■ SOURCE EXCERPT
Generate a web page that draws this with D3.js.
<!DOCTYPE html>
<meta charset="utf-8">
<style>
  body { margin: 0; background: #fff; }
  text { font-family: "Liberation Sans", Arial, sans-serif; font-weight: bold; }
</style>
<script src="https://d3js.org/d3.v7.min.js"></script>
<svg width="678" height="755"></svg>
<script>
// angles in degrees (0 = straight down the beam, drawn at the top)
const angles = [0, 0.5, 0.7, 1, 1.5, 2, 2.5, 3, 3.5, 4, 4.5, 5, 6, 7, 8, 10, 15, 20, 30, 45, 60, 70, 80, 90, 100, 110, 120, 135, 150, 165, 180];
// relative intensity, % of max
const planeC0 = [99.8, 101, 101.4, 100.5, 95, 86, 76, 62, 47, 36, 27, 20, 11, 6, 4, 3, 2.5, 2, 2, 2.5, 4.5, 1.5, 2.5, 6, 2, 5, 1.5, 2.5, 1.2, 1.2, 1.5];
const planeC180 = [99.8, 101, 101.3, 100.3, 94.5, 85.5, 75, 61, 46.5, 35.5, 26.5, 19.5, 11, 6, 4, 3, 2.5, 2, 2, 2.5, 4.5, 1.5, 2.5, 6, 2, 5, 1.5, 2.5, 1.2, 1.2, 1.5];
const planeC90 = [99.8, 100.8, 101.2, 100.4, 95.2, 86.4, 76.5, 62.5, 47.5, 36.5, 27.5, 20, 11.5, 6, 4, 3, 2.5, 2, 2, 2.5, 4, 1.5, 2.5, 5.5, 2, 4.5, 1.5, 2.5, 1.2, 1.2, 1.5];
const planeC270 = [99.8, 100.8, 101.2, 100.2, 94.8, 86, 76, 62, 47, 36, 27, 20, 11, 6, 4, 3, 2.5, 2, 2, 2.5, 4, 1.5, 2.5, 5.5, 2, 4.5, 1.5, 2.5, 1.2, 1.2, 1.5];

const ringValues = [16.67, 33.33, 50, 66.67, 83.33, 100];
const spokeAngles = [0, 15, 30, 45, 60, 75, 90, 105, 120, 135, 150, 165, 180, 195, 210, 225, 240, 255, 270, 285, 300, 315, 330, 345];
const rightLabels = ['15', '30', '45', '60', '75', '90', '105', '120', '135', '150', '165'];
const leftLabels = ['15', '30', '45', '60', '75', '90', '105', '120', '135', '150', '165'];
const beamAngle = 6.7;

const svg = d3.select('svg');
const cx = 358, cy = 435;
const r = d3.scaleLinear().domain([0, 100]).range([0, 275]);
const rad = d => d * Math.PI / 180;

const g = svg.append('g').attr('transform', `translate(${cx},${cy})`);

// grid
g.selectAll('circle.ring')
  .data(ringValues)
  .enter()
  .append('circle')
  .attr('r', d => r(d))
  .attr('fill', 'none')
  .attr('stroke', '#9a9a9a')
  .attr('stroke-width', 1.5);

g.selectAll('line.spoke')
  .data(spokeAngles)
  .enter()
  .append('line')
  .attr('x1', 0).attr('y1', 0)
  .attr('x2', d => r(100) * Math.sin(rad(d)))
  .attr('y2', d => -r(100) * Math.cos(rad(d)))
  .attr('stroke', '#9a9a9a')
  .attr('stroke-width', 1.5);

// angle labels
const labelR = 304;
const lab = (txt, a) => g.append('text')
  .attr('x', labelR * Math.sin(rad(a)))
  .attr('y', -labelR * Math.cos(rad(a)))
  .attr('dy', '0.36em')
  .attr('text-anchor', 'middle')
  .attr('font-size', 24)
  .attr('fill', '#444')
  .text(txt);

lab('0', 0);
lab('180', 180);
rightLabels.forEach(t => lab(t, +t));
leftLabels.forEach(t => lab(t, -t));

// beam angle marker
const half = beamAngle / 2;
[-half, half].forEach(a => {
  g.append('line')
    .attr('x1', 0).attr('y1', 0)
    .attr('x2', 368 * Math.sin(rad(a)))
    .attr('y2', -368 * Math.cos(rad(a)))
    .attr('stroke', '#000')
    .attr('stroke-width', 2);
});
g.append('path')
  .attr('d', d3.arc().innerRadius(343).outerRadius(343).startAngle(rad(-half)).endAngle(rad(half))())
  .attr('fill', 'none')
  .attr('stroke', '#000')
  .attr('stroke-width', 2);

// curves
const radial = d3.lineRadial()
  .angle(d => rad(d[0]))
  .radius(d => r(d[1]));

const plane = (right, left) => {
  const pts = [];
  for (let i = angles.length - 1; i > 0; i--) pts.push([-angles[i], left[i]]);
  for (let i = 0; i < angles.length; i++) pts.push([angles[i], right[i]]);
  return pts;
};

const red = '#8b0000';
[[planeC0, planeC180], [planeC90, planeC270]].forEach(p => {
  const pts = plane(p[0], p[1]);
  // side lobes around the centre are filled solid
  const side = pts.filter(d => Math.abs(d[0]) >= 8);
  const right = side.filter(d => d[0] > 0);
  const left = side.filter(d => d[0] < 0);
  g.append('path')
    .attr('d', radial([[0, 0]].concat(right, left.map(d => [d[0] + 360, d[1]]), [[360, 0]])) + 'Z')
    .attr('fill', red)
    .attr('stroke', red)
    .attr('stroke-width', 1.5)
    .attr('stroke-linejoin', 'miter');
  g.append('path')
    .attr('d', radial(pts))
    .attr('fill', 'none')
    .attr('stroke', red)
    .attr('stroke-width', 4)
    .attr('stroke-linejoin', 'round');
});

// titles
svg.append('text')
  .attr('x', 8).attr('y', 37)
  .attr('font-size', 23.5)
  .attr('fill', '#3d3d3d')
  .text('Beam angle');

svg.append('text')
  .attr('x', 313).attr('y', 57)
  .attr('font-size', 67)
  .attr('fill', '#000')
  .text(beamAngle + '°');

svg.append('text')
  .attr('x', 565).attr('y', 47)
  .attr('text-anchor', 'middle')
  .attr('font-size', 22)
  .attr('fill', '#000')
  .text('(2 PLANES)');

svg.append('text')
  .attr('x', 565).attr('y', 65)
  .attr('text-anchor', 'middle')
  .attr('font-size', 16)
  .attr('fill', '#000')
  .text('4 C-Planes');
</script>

■ WHAT IS ASKED
Reproduce the material precisely, including every line.

■ FINAL RESULT
Generate a web page that draws this with D3.js.
<!DOCTYPE html>
<meta charset="utf-8">
<style>
  body { margin: 0; background: #fff; }
  text { font-family: "Liberation Sans", Arial, sans-serif; font-weight: bold; }
</style>
<script src="https://d3js.org/d3.v7.min.js"></script>
<svg width="678" height="755"></svg>
<script>
// angles in degrees (0 = straight down the beam, drawn at the top)
const angles = [0, 0.5, 0.7, 1, 1.5, 2, 2.5, 3, 3.5, 4, 4.5, 5, 6, 7, 8, 10, 15, 20, 30, 45, 60, 70, 80, 90, 100, 110, 120, 135, 150, 165, 180];
// relative intensity, % of max
const planeC0 = [99.8, 101, 101.4, 100.5, 95, 86, 76, 62, 47, 36, 27, 20, 11, 6, 4, 3, 2.5, 2, 2, 2.5, 4.5, 1.5, 2.5, 6, 2, 5, 1.5, 2.5, 1.2, 1.2, 1.5];
const planeC180 = [99.8, 101, 101.3, 100.3, 94.5, 85.5, 75, 61, 46.5, 35.5, 26.5, 19.5, 11, 6, 4, 3, 2.5, 2, 2, 2.5, 4.5, 1.5, 2.5, 6, 2, 5, 1.5, 2.5, 1.2, 1.2, 1.5];
const planeC90 = [99.8, 100.8, 101.2, 100.4, 95.2, 86.4, 76.5, 62.5, 47.5, 36.5, 27.5, 20, 11.5, 6, 4, 3, 2.5, 2, 2, 2.5, 4, 1.5, 2.5, 5.5, 2, 4.5, 1.5, 2.5, 1.2, 1.2, 1.5];
const planeC270 = [99.8, 100.8, 101.2, 100.2, 94.8, 86, 76, 62, 47, 36, 27, 20, 11, 6, 4, 3, 2.5, 2, 2, 2.5, 4, 1.5, 2.5, 5.5, 2, 4.5, 1.5, 2.5, 1.2, 1.2, 1.5];

const ringValues = [16.67, 33.33, 50, 66.67, 83.33, 100];
const spokeAngles = [0, 15, 30, 45, 60, 75, 90, 105, 120, 135, 150, 165, 180, 195, 210, 225, 240, 255, 270, 285, 300, 315, 330, 345];
const rightLabels = ['15', '30', '45', '60', '75', '90', '105', '120', '135', '150', '165'];
const leftLabels = ['15', '30', '45', '60', '75', '90', '105', '120', '135', '150', '165'];
const beamAngle = 6.7;

const svg = d3.select('svg');
const cx = 358, cy = 435;
const r = d3.scaleLinear().domain([0, 100]).range([0, 275]);
const rad = d => d * Math.PI / 180;

const g = svg.append('g').attr('transform', `translate(${cx},${cy})`);

// grid
g.selectAll('circle.ring')
  .data(ringValues)
  .enter()
  .append('circle')
  .attr('r', d => r(d))
  .attr('fill', 'none')
  .attr('stroke', '#9a9a9a')
  .attr('stroke-width', 1.5);

g.selectAll('line.spoke')
  .data(spokeAngles)
  .enter()
  .append('line')
  .attr('x1', 0).attr('y1', 0)
  .attr('x2', d => r(100) * Math.sin(rad(d)))
  .attr('y2', d => -r(100) * Math.cos(rad(d)))
  .attr('stroke', '#9a9a9a')
  .attr('stroke-width', 1.5);

// angle labels
const labelR = 304;
const lab = (txt, a) => g.append('text')
  .attr('x', labelR * Math.sin(rad(a)))
  .attr('y', -labelR * Math.cos(rad(a)))
  .attr('dy', '0.36em')
  .attr('text-anchor', 'middle')
  .attr('font-size', 24)
  .attr('fill', '#444')
  .text(txt);

lab('0', 0);
lab('180', 180);
rightLabels.forEach(t => lab(t, +t));
leftLabels.forEach(t => lab(t, -t));

// beam angle marker
const half = beamAngle / 2;
[-half, half].forEach(a => {
  g.append('line')
    .attr('x1', 0).attr('y1', 0)
    .attr('x2', 368 * Math.sin(rad(a)))
    .attr('y2', -368 * Math.cos(rad(a)))
    .attr('stroke', '#000')
    .attr('stroke-width', 2);
});
g.append('path')
  .attr('d', d3.arc().innerRadius(343).outerRadius(343).startAngle(rad(-half)).endAngle(rad(half))())
  .attr('fill', 'none')
  .attr('stroke', '#000')
  .attr('stroke-width', 2);

// curves
const radial = d3.lineRadial()
  .angle(d => rad(d[0]))
  .radius(d => r(d[1]));

const plane = (right, left) => {
  const pts = [];
  for (let i = angles.length - 1; i > 0; i--) pts.push([-angles[i], left[i]]);
  for (let i = 0; i < angles.length; i++) pts.push([angles[i], right[i]]);
  return pts;
};

const red = '#8b0000';
[[planeC0, planeC180], [planeC90, planeC270]].forEach(p => {
  const pts = plane(p[0], p[1]);
  // side lobes around the centre are filled solid
  const side = pts.filter(d => Math.abs(d[0]) >= 8);
  const right = side.filter(d => d[0] > 0);
  const left = side.filter(d => d[0] < 0);
  g.append('path')
    .attr('d', radial([[0, 0]].concat(right, left.map(d => [d[0] + 360, d[1]]), [[360, 0]])) + 'Z')
    .attr('fill', red)
    .attr('stroke', red)
    .attr('stroke-width', 1.5)
    .attr('stroke-linejoin', 'miter');
  g.append('path')
    .attr('d', radial(pts))
    .attr('fill', 'none')
    .attr('stroke', red)
    .attr('stroke-width', 4)
    .attr('stroke-linejoin', 'round');
});

// titles
svg.append('text')
  .attr('x', 8).attr('y', 37)
  .attr('font-size', 23.5)
  .attr('fill', '#3d3d3d')
  .text('Beam angle');

svg.append('text')
  .attr('x', 313).attr('y', 57)
  .attr('font-size', 67)
  .attr('fill', '#000')
  .text(beamAngle + '°');

svg.append('text')
  .attr('x', 565).attr('y', 47)
  .attr('text-anchor', 'middle')
  .attr('font-size', 22)
  .attr('fill', '#000')
  .text('(2 PLANES)');

svg.append('text')
  .attr('x', 565).attr('y', 65)
  .attr('text-anchor', 'middle')
  .attr('font-size', 16)
  .attr('fill', '#000')
  .text('4 C-Planes');
</script>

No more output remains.